*** Input

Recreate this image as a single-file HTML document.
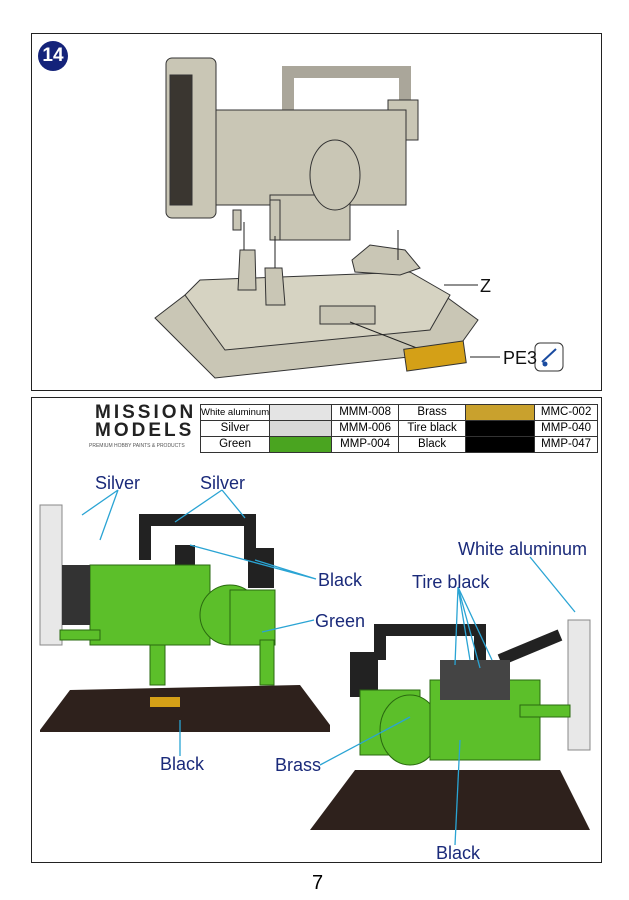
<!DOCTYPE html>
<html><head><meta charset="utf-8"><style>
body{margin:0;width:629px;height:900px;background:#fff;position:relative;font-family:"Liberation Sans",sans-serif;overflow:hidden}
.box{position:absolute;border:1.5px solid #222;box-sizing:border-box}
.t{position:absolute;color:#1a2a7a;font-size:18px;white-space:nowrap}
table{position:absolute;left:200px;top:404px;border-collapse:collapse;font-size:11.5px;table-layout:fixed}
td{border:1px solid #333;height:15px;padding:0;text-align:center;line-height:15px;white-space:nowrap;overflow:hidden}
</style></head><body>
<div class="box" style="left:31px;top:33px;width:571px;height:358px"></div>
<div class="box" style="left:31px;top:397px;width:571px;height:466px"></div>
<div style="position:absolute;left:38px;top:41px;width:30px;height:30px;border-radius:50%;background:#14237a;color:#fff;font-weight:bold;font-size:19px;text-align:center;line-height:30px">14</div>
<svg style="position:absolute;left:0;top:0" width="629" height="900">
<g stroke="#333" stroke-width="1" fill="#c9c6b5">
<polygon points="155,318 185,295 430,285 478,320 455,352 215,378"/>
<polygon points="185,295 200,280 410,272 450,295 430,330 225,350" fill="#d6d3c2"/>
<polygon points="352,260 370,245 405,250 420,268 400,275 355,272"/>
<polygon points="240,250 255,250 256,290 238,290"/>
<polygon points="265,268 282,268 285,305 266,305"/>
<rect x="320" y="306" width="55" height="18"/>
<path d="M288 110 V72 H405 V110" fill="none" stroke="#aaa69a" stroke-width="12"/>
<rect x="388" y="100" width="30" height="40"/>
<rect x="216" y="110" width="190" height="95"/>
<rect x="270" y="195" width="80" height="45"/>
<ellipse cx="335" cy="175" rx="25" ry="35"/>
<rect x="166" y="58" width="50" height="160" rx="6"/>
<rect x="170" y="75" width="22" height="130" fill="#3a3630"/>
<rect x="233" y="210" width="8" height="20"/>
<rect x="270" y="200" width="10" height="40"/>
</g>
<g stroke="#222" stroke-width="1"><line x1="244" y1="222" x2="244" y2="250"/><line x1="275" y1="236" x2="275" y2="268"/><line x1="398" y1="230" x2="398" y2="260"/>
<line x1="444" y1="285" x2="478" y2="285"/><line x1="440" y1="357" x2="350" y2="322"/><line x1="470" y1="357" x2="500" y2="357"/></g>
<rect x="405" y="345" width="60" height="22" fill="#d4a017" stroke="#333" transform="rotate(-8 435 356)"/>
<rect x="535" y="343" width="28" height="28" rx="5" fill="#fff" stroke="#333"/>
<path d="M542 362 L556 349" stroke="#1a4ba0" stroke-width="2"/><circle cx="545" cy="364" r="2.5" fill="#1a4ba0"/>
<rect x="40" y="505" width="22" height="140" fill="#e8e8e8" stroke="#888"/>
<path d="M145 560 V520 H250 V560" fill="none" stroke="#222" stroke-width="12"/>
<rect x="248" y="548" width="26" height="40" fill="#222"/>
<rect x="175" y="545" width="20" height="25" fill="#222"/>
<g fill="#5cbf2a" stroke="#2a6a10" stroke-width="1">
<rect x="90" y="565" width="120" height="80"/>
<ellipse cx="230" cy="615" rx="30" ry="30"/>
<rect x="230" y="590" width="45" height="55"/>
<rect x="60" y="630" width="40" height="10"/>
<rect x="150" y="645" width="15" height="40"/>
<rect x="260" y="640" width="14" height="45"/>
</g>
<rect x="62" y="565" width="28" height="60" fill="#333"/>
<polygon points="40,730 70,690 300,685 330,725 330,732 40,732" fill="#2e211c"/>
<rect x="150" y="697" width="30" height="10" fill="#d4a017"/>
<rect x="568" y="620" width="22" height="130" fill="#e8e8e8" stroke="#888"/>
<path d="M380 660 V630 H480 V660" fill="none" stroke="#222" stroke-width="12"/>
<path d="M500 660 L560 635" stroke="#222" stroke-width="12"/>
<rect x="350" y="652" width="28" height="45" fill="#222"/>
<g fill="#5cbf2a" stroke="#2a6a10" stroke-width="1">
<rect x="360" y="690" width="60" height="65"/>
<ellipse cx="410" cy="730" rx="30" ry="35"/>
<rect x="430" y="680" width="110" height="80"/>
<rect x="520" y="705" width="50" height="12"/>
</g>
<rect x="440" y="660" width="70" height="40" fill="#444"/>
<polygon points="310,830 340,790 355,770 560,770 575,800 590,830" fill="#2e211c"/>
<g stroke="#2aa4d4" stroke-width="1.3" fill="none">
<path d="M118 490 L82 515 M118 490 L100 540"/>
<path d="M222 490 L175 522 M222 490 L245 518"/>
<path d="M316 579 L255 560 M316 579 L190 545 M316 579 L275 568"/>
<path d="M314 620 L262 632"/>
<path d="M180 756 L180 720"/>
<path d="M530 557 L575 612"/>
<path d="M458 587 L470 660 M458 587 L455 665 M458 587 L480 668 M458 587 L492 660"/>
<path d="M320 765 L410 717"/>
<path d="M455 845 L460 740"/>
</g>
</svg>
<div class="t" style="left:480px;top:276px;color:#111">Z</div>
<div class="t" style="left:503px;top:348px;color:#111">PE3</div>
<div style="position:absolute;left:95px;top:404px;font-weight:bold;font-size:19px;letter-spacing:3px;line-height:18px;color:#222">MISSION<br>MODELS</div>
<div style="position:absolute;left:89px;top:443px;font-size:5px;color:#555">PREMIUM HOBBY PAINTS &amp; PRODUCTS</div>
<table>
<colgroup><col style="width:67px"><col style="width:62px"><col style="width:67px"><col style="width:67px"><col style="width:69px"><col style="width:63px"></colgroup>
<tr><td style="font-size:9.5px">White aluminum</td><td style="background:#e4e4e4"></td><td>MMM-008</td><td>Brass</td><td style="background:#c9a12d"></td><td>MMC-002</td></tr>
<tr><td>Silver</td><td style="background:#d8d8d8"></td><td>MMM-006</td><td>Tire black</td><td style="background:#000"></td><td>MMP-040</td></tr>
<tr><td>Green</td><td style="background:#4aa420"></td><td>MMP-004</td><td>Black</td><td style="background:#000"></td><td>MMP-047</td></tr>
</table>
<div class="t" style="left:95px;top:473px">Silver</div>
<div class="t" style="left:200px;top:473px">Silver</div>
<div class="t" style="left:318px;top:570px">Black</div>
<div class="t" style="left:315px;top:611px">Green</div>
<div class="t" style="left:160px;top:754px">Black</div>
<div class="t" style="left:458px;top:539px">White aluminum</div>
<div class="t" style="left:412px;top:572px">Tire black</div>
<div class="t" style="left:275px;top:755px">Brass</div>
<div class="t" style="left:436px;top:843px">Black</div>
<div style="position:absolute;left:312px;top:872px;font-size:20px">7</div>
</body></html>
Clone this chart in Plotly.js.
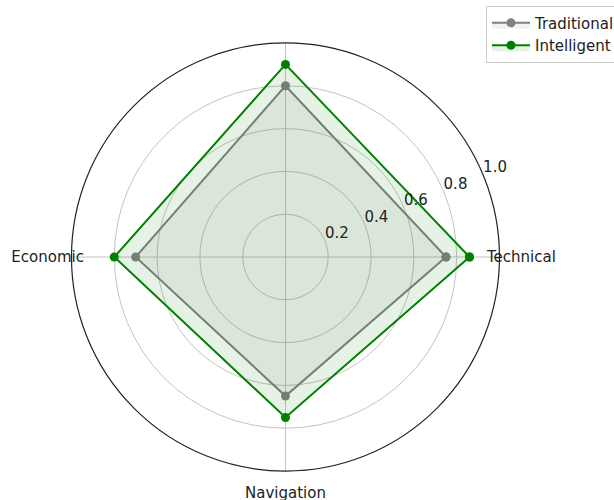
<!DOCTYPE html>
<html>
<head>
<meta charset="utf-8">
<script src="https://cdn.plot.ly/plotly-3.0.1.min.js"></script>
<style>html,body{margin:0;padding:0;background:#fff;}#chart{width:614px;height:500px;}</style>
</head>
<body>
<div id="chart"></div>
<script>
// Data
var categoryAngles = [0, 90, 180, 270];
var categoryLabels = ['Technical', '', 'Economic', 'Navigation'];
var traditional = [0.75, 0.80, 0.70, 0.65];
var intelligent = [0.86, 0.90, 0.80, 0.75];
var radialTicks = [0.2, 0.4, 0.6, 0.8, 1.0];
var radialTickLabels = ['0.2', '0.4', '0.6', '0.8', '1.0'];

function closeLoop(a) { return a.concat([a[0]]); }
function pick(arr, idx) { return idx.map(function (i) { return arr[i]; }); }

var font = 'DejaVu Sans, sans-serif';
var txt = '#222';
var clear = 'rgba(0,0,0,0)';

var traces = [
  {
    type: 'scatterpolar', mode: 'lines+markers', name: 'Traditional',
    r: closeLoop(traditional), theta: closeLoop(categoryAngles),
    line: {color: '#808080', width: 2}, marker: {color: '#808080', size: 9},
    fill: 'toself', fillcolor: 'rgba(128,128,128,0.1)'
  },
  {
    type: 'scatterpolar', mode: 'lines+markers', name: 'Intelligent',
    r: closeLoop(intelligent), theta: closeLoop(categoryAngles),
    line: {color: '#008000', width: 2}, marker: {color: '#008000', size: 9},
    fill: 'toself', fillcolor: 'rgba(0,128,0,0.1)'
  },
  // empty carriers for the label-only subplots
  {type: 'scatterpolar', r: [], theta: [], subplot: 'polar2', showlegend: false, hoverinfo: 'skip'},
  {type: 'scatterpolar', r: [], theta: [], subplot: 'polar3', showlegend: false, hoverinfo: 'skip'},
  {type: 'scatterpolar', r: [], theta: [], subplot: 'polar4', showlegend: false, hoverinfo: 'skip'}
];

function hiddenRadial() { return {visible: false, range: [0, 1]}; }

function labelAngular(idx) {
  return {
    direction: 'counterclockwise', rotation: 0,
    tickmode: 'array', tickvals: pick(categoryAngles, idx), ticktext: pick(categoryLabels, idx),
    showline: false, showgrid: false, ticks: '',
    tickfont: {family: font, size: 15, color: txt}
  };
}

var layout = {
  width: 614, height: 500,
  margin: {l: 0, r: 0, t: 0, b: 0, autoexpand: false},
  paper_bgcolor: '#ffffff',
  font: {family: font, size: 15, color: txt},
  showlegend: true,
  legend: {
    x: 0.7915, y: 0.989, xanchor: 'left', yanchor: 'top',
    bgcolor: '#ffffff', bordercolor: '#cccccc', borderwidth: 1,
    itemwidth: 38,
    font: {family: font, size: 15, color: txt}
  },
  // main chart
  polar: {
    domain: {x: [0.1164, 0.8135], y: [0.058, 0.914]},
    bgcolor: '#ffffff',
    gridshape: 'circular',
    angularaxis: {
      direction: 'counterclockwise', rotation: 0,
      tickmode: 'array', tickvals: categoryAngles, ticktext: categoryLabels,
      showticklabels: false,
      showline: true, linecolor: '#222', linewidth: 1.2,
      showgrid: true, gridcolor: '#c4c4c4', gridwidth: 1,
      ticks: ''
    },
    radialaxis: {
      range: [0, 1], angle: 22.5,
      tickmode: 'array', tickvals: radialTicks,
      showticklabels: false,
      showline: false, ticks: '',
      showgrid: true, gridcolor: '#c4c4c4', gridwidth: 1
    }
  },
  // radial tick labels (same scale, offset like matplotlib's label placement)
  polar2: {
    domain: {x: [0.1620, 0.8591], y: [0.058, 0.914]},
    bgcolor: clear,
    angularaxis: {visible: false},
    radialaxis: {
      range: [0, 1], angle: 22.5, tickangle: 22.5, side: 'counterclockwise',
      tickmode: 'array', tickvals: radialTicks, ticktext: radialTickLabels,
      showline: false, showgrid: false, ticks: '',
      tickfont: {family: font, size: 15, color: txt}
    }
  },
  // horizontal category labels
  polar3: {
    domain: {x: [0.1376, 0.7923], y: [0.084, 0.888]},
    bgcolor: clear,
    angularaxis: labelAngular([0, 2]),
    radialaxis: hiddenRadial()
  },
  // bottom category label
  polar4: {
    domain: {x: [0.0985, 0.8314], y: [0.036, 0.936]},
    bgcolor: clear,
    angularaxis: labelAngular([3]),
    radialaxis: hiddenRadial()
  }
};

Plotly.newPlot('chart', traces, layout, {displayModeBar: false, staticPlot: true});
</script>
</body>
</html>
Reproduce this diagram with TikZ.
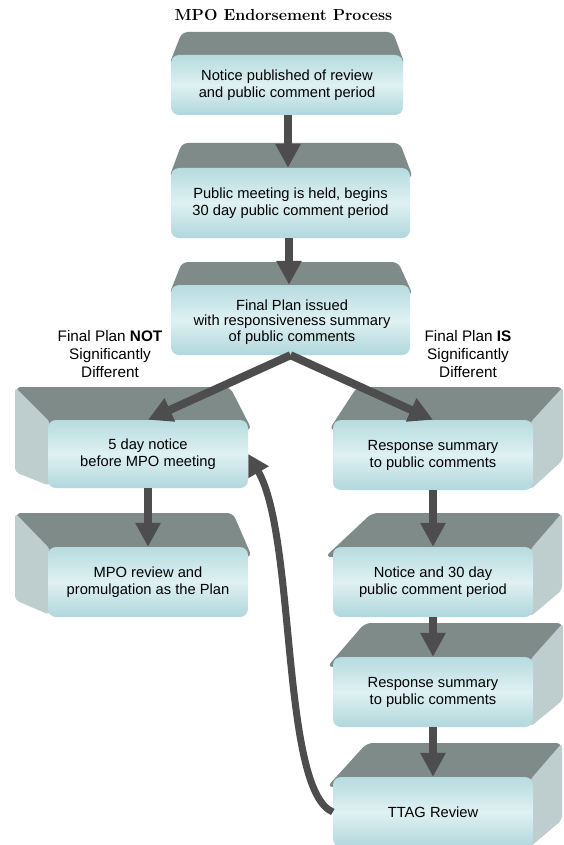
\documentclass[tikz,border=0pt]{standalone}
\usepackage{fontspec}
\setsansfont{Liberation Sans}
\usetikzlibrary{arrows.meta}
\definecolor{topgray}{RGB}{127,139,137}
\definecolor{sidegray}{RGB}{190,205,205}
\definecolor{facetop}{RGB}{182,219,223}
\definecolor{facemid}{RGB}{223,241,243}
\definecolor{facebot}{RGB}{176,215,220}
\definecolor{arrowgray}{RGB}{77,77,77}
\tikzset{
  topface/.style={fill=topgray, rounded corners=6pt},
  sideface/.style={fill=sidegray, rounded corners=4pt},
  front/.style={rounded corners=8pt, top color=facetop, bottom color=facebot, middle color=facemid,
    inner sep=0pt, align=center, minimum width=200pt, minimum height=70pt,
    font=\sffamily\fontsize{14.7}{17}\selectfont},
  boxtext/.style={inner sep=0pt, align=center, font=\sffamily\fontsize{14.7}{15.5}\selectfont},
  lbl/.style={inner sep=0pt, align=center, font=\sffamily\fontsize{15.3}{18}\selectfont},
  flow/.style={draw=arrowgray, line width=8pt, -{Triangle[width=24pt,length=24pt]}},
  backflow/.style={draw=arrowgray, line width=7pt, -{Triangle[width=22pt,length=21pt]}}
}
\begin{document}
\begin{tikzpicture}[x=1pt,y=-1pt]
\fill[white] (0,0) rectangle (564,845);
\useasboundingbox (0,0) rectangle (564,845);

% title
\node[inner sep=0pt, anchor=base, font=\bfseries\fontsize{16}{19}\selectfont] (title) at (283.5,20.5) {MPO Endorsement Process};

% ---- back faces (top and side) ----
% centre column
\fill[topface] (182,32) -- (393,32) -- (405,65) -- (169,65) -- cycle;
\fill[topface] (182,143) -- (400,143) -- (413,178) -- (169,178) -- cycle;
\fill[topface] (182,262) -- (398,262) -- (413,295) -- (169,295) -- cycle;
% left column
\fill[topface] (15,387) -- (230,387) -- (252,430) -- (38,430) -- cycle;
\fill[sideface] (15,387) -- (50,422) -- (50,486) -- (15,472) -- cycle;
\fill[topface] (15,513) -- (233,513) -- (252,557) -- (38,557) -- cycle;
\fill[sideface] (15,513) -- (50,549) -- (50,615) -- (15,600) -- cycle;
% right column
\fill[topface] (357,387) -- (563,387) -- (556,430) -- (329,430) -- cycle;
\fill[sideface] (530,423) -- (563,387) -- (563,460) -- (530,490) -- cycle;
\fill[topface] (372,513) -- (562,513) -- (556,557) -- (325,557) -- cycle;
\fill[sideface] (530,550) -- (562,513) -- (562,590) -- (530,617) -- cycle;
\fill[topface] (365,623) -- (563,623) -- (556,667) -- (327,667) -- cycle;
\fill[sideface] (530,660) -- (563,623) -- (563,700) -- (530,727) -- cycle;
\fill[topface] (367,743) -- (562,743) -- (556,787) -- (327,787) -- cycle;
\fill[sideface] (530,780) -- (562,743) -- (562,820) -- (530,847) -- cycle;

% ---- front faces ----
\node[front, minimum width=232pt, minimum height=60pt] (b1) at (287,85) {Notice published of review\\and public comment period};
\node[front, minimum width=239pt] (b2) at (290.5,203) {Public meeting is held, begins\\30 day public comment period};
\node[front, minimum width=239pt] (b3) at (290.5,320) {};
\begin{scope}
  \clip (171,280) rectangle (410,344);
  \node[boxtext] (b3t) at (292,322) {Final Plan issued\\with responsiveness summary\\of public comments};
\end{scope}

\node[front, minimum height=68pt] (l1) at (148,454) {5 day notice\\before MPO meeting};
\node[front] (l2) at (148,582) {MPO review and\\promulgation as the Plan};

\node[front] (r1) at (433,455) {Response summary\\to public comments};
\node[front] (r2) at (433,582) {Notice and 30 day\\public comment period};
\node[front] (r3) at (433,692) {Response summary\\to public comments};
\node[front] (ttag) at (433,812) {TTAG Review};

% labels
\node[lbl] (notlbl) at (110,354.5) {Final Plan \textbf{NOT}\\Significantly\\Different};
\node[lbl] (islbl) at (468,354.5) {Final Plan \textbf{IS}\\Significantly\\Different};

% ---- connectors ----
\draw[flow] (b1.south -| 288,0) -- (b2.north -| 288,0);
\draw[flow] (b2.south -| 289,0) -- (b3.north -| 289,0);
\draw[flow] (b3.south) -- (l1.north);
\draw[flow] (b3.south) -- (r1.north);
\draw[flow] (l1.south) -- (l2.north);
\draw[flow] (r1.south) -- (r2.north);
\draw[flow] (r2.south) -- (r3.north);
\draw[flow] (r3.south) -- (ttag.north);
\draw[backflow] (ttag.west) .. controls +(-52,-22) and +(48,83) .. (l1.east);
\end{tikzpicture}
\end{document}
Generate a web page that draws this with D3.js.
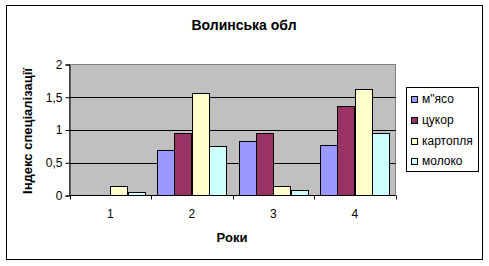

******

> [Directive] Return nothing except the number of lines that include the string "this".

> [Solution to the exercise] 4